**Stated exercise:** Begin the copy with the line that contains "Convert this chart to matplotlib code." and end it with the line that contains "line_color = '#e8581c'". Print these lines exactly and omit all pictures.

==== Raw data ====

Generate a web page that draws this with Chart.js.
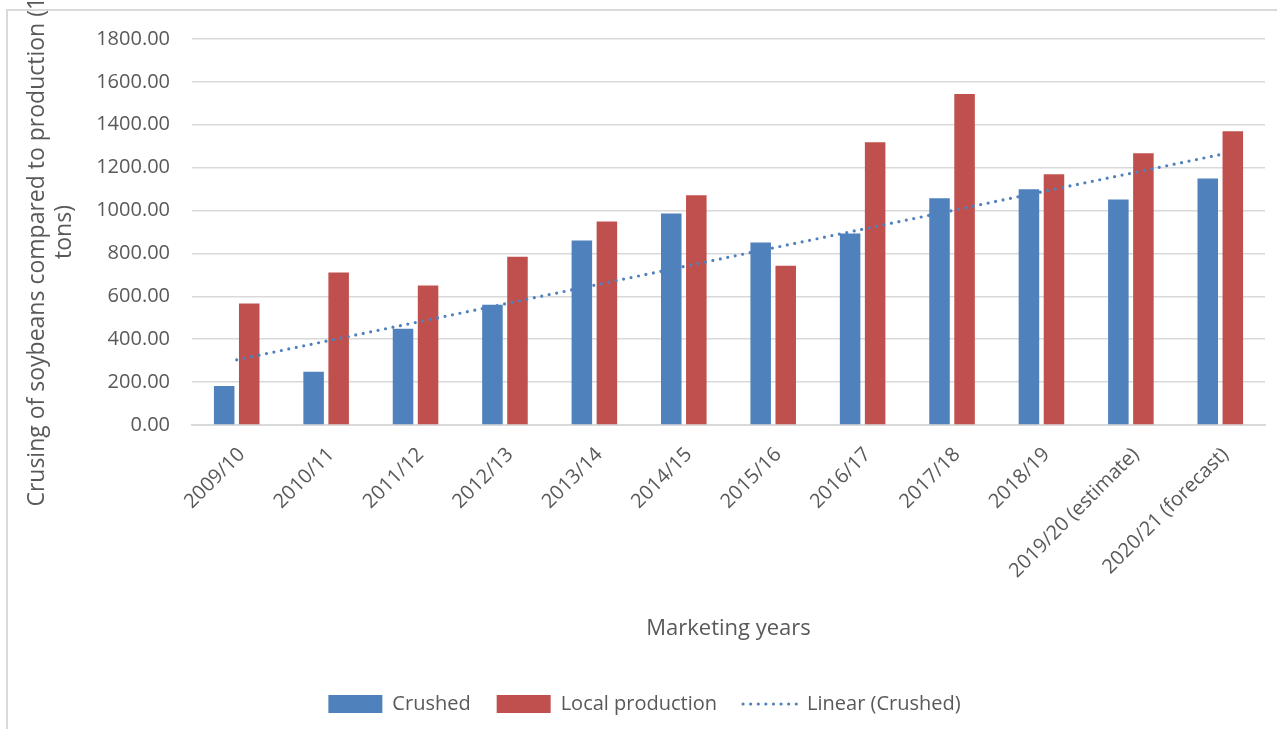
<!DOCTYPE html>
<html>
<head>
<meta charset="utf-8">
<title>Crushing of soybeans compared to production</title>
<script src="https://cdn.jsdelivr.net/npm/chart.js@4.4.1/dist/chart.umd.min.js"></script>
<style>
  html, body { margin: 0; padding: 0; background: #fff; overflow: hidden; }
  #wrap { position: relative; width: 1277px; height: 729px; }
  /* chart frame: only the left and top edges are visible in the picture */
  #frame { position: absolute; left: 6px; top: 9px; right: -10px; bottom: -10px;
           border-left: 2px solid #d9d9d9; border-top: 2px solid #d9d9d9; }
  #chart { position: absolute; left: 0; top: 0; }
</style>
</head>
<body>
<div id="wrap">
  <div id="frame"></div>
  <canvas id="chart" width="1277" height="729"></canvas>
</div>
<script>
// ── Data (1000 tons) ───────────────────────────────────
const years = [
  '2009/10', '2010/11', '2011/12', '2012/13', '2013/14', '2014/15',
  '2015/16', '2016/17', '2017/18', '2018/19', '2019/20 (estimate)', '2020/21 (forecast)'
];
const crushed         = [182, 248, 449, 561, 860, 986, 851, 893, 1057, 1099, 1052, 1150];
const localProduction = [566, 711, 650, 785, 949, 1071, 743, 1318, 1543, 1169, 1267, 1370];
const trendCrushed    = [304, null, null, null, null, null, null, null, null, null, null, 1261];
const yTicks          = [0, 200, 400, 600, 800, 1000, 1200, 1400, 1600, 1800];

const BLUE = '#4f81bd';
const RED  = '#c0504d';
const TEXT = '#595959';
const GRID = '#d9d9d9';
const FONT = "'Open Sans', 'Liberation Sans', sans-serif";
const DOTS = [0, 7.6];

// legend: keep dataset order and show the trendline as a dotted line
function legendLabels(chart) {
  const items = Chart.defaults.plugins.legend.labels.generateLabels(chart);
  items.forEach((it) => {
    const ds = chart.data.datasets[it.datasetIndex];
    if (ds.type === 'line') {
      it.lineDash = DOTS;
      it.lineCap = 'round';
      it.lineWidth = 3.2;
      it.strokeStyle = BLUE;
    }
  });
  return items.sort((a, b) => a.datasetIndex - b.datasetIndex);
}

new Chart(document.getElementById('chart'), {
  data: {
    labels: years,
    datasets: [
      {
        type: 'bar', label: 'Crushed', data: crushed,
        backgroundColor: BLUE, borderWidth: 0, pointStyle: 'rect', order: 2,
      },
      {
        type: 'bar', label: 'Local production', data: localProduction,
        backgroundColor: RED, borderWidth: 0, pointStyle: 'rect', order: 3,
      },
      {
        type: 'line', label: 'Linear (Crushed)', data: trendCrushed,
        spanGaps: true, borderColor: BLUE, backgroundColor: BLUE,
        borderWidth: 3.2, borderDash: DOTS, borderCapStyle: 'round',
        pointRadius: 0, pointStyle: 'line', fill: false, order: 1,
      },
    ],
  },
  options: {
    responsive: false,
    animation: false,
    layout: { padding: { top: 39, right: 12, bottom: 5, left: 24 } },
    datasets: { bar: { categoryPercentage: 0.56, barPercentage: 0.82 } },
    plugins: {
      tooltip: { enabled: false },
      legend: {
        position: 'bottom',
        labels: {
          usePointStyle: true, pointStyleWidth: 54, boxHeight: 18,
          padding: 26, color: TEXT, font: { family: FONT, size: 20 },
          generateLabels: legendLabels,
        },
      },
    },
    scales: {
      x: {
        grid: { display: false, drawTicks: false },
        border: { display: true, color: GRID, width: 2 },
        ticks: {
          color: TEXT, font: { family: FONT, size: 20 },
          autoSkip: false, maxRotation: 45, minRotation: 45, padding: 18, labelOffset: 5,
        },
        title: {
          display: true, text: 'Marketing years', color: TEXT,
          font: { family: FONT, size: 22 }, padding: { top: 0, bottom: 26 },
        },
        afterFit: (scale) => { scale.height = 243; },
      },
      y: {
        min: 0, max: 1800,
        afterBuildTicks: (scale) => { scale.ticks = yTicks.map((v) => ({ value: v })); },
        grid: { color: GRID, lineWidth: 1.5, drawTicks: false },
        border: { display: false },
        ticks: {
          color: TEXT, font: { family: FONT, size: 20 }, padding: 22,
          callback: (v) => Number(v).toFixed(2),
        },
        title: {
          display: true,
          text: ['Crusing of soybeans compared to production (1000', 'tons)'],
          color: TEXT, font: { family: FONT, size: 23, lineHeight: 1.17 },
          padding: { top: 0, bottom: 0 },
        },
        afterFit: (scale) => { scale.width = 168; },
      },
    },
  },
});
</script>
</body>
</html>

====
==== Raw data ====

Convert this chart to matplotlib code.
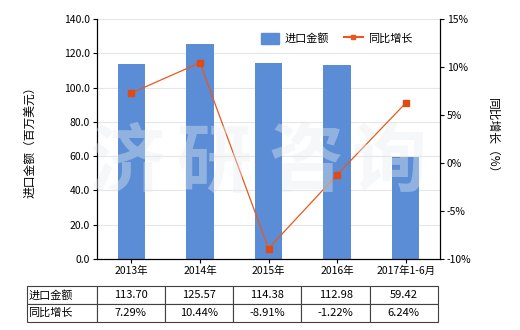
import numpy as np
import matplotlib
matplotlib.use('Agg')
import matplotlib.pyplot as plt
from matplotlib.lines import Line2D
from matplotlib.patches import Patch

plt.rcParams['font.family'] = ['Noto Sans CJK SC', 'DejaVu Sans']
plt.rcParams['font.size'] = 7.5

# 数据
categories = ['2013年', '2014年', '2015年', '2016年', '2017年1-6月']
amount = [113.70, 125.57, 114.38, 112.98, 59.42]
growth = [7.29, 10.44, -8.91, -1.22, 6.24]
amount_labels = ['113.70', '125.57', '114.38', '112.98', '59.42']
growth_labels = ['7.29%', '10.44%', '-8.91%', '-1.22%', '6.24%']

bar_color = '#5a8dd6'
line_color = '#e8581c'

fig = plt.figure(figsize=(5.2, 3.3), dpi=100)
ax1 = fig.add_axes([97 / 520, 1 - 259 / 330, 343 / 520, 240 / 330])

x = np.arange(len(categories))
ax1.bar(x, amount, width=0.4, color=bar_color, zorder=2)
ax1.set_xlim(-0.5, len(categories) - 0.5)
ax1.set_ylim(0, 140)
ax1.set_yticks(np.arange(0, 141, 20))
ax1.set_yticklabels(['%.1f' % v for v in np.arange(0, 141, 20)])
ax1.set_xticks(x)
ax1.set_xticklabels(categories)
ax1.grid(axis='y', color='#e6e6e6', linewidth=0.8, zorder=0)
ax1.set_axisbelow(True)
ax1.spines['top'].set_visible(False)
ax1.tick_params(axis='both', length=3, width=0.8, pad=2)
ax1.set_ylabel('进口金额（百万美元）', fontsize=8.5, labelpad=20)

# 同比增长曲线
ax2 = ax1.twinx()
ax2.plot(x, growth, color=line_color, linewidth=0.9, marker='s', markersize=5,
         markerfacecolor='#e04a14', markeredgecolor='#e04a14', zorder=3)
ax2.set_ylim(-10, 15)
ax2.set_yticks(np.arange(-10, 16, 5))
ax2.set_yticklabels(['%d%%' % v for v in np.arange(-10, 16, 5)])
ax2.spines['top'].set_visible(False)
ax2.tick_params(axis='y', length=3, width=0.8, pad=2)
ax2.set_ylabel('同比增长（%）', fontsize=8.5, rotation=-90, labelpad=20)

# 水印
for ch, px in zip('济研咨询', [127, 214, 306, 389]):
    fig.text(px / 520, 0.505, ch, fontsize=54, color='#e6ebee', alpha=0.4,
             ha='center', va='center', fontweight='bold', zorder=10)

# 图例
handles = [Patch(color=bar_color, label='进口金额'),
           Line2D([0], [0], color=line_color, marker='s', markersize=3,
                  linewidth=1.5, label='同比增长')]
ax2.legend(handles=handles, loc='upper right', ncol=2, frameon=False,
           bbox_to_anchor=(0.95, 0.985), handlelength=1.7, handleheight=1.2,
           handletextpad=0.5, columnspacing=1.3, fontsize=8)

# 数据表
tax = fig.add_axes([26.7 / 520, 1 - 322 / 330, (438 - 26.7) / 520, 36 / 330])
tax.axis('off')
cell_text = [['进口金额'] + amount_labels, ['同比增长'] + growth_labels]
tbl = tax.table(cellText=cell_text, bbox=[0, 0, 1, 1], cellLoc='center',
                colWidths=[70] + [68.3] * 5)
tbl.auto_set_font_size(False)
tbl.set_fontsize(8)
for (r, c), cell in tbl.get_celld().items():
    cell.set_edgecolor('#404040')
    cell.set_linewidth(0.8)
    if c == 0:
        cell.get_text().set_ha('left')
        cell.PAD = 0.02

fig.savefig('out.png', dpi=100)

====
==== Raw data ====

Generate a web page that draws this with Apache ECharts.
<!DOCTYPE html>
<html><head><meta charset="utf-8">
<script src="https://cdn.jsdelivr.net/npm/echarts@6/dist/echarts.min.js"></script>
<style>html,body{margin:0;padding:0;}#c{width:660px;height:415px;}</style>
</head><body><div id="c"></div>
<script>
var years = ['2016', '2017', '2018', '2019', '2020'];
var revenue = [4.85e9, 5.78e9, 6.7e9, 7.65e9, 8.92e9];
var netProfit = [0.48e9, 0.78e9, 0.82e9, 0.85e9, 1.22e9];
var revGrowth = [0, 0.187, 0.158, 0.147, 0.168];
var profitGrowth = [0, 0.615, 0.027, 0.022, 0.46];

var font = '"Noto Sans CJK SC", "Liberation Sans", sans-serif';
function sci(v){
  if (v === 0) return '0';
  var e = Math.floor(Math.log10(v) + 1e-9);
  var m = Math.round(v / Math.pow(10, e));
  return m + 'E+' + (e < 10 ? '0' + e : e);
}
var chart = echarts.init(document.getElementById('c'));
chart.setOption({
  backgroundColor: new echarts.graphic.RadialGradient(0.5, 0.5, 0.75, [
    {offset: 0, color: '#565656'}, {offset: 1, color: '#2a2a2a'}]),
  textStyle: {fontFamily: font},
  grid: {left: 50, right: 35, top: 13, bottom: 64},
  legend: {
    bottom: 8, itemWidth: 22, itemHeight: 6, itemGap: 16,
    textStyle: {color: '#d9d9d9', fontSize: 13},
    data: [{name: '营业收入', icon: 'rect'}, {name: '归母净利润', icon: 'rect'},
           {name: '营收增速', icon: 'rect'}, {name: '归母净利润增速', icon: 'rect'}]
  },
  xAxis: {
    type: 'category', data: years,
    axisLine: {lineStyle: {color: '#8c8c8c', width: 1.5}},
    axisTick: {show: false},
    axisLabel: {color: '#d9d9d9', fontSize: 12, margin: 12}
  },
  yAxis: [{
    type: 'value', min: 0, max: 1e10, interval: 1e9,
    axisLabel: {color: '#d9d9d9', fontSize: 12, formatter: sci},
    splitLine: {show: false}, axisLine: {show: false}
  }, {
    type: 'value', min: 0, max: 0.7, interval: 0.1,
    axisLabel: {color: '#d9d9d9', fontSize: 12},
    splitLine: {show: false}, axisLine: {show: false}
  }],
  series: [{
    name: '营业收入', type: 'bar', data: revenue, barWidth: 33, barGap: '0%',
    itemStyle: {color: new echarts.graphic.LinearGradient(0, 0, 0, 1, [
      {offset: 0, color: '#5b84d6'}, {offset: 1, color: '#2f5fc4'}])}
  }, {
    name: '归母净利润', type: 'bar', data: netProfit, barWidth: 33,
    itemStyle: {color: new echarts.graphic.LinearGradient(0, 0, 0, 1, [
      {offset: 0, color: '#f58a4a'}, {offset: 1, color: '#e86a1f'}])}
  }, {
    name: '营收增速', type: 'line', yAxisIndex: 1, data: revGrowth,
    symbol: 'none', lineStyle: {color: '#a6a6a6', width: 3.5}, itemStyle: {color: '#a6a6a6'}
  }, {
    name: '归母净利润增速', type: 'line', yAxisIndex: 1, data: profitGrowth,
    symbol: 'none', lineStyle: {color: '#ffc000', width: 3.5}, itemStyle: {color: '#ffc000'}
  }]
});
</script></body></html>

====

**Reply:**
Convert this chart to matplotlib code.
import numpy as np
import matplotlib
matplotlib.use('Agg')
import matplotlib.pyplot as plt
from matplotlib.lines import Line2D
from matplotlib.patches import Patch

plt.rcParams['font.family'] = ['Noto Sans CJK SC', 'DejaVu Sans']
plt.rcParams['font.size'] = 7.5

# 数据
categories = ['2013年', '2014年', '2015年', '2016年', '2017年1-6月']
amount = [113.70, 125.57, 114.38, 112.98, 59.42]
growth = [7.29, 10.44, -8.91, -1.22, 6.24]
amount_labels = ['113.70', '125.57', '114.38', '112.98', '59.42']
growth_labels = ['7.29%', '10.44%', '-8.91%', '-1.22%', '6.24%']

bar_color = '#5a8dd6'
line_color = '#e8581c'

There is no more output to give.